* Start *

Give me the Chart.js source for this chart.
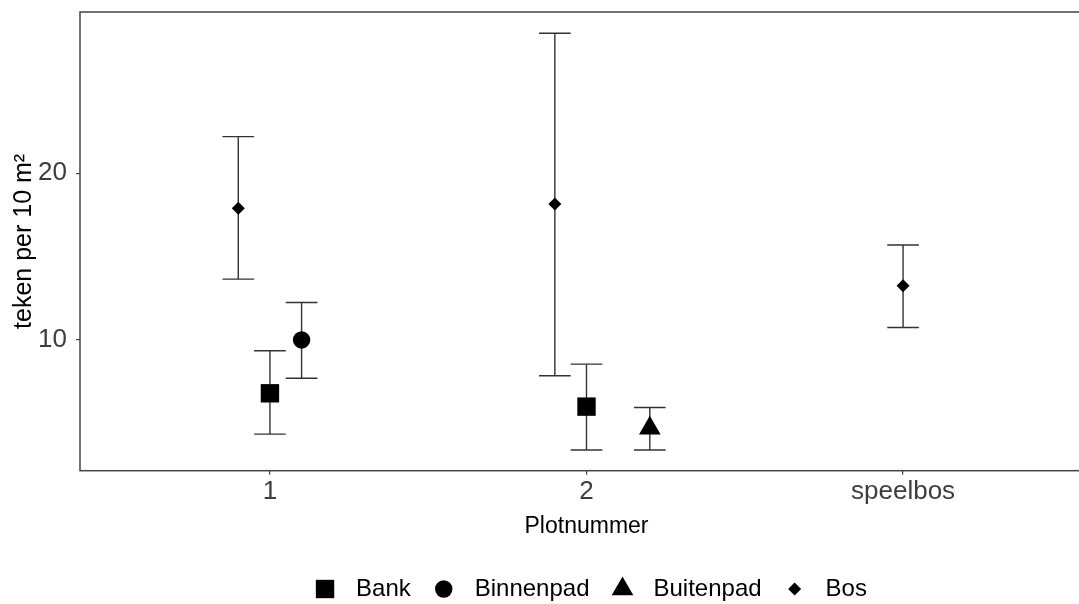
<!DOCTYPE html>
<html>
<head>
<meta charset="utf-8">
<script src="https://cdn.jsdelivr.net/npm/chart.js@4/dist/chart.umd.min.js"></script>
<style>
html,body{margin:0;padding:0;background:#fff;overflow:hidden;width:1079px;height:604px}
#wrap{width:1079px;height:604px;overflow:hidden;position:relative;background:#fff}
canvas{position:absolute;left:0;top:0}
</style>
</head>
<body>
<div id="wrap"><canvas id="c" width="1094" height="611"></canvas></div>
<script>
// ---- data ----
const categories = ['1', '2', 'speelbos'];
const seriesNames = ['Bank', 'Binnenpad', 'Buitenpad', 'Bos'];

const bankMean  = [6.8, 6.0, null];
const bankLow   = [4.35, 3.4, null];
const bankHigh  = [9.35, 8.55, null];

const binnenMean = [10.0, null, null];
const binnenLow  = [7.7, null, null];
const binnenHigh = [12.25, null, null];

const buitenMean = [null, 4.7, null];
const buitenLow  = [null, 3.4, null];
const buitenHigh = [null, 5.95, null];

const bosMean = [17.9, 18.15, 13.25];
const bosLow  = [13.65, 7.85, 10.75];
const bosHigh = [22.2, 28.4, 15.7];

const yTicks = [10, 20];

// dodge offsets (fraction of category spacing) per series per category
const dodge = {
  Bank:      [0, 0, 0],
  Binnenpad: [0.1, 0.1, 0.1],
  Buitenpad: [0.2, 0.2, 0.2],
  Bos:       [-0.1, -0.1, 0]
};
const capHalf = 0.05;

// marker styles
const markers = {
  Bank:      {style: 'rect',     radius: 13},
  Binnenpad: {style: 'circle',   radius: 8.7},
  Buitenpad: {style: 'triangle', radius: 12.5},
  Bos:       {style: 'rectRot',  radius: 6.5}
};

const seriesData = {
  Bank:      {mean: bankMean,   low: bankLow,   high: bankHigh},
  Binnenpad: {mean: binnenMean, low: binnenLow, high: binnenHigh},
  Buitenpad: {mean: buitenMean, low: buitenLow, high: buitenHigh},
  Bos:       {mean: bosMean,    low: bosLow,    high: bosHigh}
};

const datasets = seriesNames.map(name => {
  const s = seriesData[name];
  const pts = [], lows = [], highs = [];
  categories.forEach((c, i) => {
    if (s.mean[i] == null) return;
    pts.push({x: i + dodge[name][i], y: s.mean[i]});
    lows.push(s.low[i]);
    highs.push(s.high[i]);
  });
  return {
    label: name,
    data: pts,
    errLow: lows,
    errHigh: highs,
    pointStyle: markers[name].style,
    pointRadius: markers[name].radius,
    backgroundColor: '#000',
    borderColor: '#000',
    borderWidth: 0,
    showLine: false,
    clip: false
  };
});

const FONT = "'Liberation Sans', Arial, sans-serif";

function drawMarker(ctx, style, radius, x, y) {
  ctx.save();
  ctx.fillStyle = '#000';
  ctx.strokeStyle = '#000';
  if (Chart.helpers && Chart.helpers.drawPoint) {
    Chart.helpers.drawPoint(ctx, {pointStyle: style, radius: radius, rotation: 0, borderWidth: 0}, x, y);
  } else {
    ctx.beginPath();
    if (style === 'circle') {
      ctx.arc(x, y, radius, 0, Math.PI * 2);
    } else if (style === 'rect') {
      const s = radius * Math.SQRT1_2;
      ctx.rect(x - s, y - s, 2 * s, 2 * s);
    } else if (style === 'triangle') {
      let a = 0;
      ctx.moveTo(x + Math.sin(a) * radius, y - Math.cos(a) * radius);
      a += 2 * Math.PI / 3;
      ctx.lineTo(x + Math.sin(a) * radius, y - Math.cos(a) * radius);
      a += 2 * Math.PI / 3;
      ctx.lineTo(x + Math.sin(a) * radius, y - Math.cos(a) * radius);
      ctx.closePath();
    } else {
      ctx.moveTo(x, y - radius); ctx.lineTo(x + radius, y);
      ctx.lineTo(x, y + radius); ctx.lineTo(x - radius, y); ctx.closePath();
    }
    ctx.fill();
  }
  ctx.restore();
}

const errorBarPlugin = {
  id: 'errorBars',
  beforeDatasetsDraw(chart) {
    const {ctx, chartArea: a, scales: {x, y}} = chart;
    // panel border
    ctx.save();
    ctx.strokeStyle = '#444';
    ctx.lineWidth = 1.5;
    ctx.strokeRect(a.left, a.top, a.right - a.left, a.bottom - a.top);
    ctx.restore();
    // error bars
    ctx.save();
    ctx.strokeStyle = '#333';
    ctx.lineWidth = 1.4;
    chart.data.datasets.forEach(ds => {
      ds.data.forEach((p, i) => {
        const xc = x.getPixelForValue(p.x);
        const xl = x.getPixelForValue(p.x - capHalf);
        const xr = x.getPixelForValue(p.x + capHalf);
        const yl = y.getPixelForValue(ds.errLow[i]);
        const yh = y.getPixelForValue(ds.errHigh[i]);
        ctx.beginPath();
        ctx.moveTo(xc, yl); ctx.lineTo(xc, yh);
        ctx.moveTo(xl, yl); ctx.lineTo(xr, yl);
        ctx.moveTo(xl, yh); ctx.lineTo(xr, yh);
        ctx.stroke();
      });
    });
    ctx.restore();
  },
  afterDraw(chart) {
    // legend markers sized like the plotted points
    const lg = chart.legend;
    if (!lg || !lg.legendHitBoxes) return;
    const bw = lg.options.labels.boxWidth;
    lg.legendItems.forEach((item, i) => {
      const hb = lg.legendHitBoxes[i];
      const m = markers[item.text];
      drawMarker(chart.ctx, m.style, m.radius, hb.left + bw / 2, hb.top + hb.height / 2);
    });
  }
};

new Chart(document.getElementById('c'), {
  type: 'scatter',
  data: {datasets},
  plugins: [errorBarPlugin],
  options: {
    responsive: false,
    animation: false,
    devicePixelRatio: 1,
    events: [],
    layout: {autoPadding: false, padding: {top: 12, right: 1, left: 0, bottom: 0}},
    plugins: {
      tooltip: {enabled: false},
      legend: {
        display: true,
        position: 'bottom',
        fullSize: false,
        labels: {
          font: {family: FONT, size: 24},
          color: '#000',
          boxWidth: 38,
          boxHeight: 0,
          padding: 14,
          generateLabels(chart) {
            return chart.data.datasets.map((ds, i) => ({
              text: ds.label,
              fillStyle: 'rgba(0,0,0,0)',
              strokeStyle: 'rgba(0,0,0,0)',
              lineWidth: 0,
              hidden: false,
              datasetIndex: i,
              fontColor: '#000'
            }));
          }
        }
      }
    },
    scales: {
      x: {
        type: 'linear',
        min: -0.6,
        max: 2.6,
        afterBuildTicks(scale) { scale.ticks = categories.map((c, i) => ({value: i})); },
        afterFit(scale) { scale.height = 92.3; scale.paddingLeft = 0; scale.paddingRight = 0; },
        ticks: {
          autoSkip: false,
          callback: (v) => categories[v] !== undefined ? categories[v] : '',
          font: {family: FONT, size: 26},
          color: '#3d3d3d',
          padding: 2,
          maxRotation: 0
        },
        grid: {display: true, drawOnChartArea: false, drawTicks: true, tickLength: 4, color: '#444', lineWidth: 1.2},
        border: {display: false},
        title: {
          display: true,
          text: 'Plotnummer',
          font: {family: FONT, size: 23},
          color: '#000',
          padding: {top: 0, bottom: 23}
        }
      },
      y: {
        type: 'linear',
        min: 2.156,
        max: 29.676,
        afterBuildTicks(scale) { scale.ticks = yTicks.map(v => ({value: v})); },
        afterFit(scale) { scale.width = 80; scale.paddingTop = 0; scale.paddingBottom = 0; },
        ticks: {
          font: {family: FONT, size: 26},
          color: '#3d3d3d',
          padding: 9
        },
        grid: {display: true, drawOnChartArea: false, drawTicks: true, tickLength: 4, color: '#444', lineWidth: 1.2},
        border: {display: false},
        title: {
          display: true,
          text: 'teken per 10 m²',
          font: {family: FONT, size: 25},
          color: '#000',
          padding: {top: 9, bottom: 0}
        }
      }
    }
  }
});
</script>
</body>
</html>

* End *

> _Direction_
Please restate the material above line by line, exactly, beginning at its first line and ending with the line that contains "const capHalf = 0.05;", without any pictures.

> _Solution to this task_
Give me the Chart.js source for this chart.
<!DOCTYPE html>
<html>
<head>
<meta charset="utf-8">
<script src="https://cdn.jsdelivr.net/npm/chart.js@4/dist/chart.umd.min.js"></script>
<style>
html,body{margin:0;padding:0;background:#fff;overflow:hidden;width:1079px;height:604px}
#wrap{width:1079px;height:604px;overflow:hidden;position:relative;background:#fff}
canvas{position:absolute;left:0;top:0}
</style>
</head>
<body>
<div id="wrap"><canvas id="c" width="1094" height="611"></canvas></div>
<script>
// ---- data ----
const categories = ['1', '2', 'speelbos'];
const seriesNames = ['Bank', 'Binnenpad', 'Buitenpad', 'Bos'];

const bankMean  = [6.8, 6.0, null];
const bankLow   = [4.35, 3.4, null];
const bankHigh  = [9.35, 8.55, null];

const binnenMean = [10.0, null, null];
const binnenLow  = [7.7, null, null];
const binnenHigh = [12.25, null, null];

const buitenMean = [null, 4.7, null];
const buitenLow  = [null, 3.4, null];
const buitenHigh = [null, 5.95, null];

const bosMean = [17.9, 18.15, 13.25];
const bosLow  = [13.65, 7.85, 10.75];
const bosHigh = [22.2, 28.4, 15.7];

const yTicks = [10, 20];

// dodge offsets (fraction of category spacing) per series per category
const dodge = {
  Bank:      [0, 0, 0],
  Binnenpad: [0.1, 0.1, 0.1],
  Buitenpad: [0.2, 0.2, 0.2],
  Bos:       [-0.1, -0.1, 0]
};
const capHalf = 0.05;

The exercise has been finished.